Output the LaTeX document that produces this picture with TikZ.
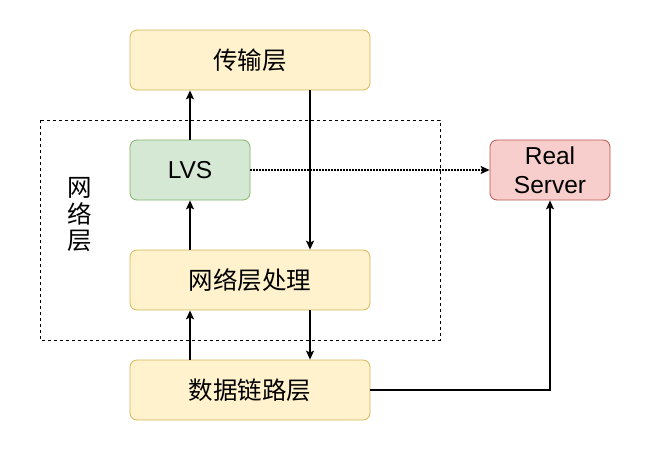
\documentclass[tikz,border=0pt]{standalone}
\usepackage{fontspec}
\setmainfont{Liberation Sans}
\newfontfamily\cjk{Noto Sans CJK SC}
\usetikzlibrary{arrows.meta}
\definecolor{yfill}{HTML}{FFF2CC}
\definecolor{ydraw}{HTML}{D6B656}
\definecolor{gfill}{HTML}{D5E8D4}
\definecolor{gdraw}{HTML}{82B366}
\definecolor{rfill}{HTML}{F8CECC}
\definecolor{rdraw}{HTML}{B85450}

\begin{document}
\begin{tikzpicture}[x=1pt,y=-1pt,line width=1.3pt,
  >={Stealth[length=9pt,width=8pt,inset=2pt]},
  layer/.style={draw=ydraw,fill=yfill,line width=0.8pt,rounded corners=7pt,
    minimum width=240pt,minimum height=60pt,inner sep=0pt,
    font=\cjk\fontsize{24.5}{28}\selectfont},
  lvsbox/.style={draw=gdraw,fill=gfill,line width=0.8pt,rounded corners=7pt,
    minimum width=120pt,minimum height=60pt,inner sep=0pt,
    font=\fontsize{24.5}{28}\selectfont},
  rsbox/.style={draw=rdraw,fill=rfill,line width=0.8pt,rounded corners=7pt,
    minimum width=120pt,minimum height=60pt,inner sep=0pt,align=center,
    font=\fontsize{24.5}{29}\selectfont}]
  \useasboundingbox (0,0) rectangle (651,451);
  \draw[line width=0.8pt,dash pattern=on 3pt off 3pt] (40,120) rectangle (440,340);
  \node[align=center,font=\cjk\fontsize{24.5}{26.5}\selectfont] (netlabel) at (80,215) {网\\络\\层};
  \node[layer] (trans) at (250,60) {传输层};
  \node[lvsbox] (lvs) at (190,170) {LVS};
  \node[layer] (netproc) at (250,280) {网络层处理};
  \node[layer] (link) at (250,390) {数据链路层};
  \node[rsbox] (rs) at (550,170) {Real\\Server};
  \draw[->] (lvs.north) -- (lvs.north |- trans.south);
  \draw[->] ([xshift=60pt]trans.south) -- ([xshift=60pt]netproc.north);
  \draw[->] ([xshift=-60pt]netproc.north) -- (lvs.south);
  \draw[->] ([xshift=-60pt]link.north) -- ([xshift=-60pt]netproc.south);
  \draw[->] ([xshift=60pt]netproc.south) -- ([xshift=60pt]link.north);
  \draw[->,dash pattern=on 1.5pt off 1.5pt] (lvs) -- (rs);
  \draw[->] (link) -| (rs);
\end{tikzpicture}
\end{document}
◆ ◆ ◆ ◆ ◆ ◆ ◆
#### [TASK OBJECTIVE]
Restate the data above word for word. Skip every picture.

#### [SOLUTION TO THE EXERCISE]
Output the LaTeX document that produces this picture with TikZ.
\documentclass[tikz,border=0pt]{standalone}
\usepackage{fontspec}
\setmainfont{Liberation Sans}
\newfontfamily\cjk{Noto Sans CJK SC}
\usetikzlibrary{arrows.meta}
\definecolor{yfill}{HTML}{FFF2CC}
\definecolor{ydraw}{HTML}{D6B656}
\definecolor{gfill}{HTML}{D5E8D4}
\definecolor{gdraw}{HTML}{82B366}
\definecolor{rfill}{HTML}{F8CECC}
\definecolor{rdraw}{HTML}{B85450}

\begin{document}
\begin{tikzpicture}[x=1pt,y=-1pt,line width=1.3pt,
  >={Stealth[length=9pt,width=8pt,inset=2pt]},
  layer/.style={draw=ydraw,fill=yfill,line width=0.8pt,rounded corners=7pt,
    minimum width=240pt,minimum height=60pt,inner sep=0pt,
    font=\cjk\fontsize{24.5}{28}\selectfont},
  lvsbox/.style={draw=gdraw,fill=gfill,line width=0.8pt,rounded corners=7pt,
    minimum width=120pt,minimum height=60pt,inner sep=0pt,
    font=\fontsize{24.5}{28}\selectfont},
  rsbox/.style={draw=rdraw,fill=rfill,line width=0.8pt,rounded corners=7pt,
    minimum width=120pt,minimum height=60pt,inner sep=0pt,align=center,
    font=\fontsize{24.5}{29}\selectfont}]
  \useasboundingbox (0,0) rectangle (651,451);
  \draw[line width=0.8pt,dash pattern=on 3pt off 3pt] (40,120) rectangle (440,340);
  \node[align=center,font=\cjk\fontsize{24.5}{26.5}\selectfont] (netlabel) at (80,215) {网\\络\\层};
  \node[layer] (trans) at (250,60) {传输层};
  \node[lvsbox] (lvs) at (190,170) {LVS};
  \node[layer] (netproc) at (250,280) {网络层处理};
  \node[layer] (link) at (250,390) {数据链路层};
  \node[rsbox] (rs) at (550,170) {Real\\Server};
  \draw[->] (lvs.north) -- (lvs.north |- trans.south);
  \draw[->] ([xshift=60pt]trans.south) -- ([xshift=60pt]netproc.north);
  \draw[->] ([xshift=-60pt]netproc.north) -- (lvs.south);
  \draw[->] ([xshift=-60pt]link.north) -- ([xshift=-60pt]netproc.south);
  \draw[->] ([xshift=60pt]netproc.south) -- ([xshift=60pt]link.north);
  \draw[->,dash pattern=on 1.5pt off 1.5pt] (lvs) -- (rs);
  \draw[->] (link) -| (rs);
\end{tikzpicture}
\end{document}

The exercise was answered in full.